--- start Source excerpt ---

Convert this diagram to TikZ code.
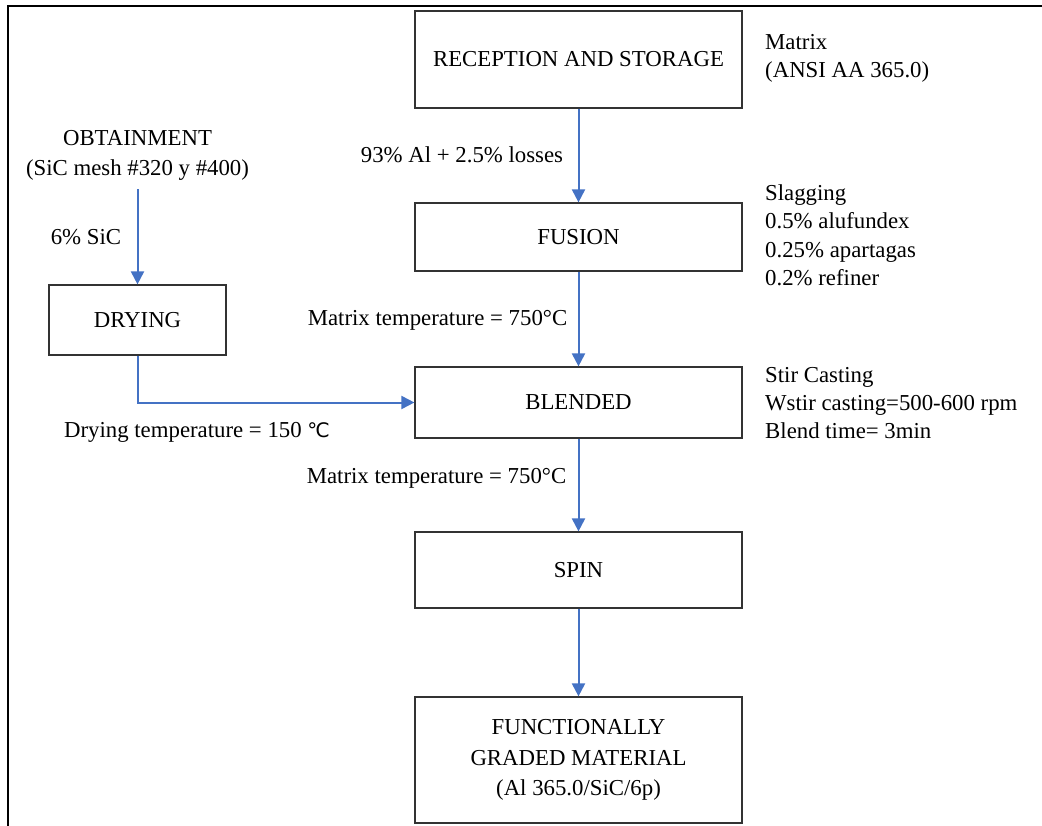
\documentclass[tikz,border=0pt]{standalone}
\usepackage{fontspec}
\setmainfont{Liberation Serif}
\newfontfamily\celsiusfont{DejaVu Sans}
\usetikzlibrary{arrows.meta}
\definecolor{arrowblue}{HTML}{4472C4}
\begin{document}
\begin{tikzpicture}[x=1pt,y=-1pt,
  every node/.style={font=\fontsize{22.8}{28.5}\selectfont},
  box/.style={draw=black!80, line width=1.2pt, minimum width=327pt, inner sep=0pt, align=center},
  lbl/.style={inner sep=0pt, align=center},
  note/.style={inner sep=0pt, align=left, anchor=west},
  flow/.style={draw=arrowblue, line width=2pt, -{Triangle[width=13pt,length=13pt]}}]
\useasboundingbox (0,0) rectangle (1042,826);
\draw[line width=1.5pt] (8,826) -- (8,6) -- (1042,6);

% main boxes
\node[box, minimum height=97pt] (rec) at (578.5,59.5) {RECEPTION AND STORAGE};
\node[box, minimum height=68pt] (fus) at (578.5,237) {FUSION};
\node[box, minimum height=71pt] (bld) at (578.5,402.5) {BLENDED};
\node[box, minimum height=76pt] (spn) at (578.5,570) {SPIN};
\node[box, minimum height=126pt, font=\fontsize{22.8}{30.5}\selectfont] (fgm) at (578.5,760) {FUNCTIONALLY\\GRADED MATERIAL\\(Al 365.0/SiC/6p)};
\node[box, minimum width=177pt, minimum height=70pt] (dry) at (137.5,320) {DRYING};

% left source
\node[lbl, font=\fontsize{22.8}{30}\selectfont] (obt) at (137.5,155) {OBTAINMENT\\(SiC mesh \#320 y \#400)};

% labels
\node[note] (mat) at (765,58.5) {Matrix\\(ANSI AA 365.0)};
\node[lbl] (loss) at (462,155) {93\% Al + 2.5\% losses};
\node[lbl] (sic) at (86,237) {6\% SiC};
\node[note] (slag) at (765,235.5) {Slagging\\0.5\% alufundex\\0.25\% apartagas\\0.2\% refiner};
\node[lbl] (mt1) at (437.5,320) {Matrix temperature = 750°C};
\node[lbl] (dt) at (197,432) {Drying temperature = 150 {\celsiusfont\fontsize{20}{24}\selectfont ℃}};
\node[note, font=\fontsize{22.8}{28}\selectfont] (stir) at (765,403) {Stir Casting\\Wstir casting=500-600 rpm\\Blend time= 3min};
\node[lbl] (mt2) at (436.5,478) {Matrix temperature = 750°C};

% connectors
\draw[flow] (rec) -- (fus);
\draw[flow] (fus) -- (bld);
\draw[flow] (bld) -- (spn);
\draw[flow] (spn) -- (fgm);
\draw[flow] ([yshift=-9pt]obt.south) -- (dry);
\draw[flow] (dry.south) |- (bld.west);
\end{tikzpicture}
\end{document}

--- end Source excerpt ---

= Task prompt =
Reproduce each line exactly, please, except for any pictures.

= Exercise response =
Convert this diagram to TikZ code.
\documentclass[tikz,border=0pt]{standalone}
\usepackage{fontspec}
\setmainfont{Liberation Serif}
\newfontfamily\celsiusfont{DejaVu Sans}
\usetikzlibrary{arrows.meta}
\definecolor{arrowblue}{HTML}{4472C4}
\begin{document}
\begin{tikzpicture}[x=1pt,y=-1pt,
  every node/.style={font=\fontsize{22.8}{28.5}\selectfont},
  box/.style={draw=black!80, line width=1.2pt, minimum width=327pt, inner sep=0pt, align=center},
  lbl/.style={inner sep=0pt, align=center},
  note/.style={inner sep=0pt, align=left, anchor=west},
  flow/.style={draw=arrowblue, line width=2pt, -{Triangle[width=13pt,length=13pt]}}]
\useasboundingbox (0,0) rectangle (1042,826);
\draw[line width=1.5pt] (8,826) -- (8,6) -- (1042,6);

% main boxes
\node[box, minimum height=97pt] (rec) at (578.5,59.5) {RECEPTION AND STORAGE};
\node[box, minimum height=68pt] (fus) at (578.5,237) {FUSION};
\node[box, minimum height=71pt] (bld) at (578.5,402.5) {BLENDED};
\node[box, minimum height=76pt] (spn) at (578.5,570) {SPIN};
\node[box, minimum height=126pt, font=\fontsize{22.8}{30.5}\selectfont] (fgm) at (578.5,760) {FUNCTIONALLY\\GRADED MATERIAL\\(Al 365.0/SiC/6p)};
\node[box, minimum width=177pt, minimum height=70pt] (dry) at (137.5,320) {DRYING};

% left source
\node[lbl, font=\fontsize{22.8}{30}\selectfont] (obt) at (137.5,155) {OBTAINMENT\\(SiC mesh \#320 y \#400)};

% labels
\node[note] (mat) at (765,58.5) {Matrix\\(ANSI AA 365.0)};
\node[lbl] (loss) at (462,155) {93\% Al + 2.5\% losses};
\node[lbl] (sic) at (86,237) {6\% SiC};
\node[note] (slag) at (765,235.5) {Slagging\\0.5\% alufundex\\0.25\% apartagas\\0.2\% refiner};
\node[lbl] (mt1) at (437.5,320) {Matrix temperature = 750°C};
\node[lbl] (dt) at (197,432) {Drying temperature = 150 {\celsiusfont\fontsize{20}{24}\selectfont ℃}};
\node[note, font=\fontsize{22.8}{28}\selectfont] (stir) at (765,403) {Stir Casting\\Wstir casting=500-600 rpm\\Blend time= 3min};
\node[lbl] (mt2) at (436.5,478) {Matrix temperature = 750°C};

% connectors
\draw[flow] (rec) -- (fus);
\draw[flow] (fus) -- (bld);
\draw[flow] (bld) -- (spn);
\draw[flow] (spn) -- (fgm);
\draw[flow] ([yshift=-9pt]obt.south) -- (dry);
\draw[flow] (dry.south) |- (bld.west);
\end{tikzpicture}
\end{document}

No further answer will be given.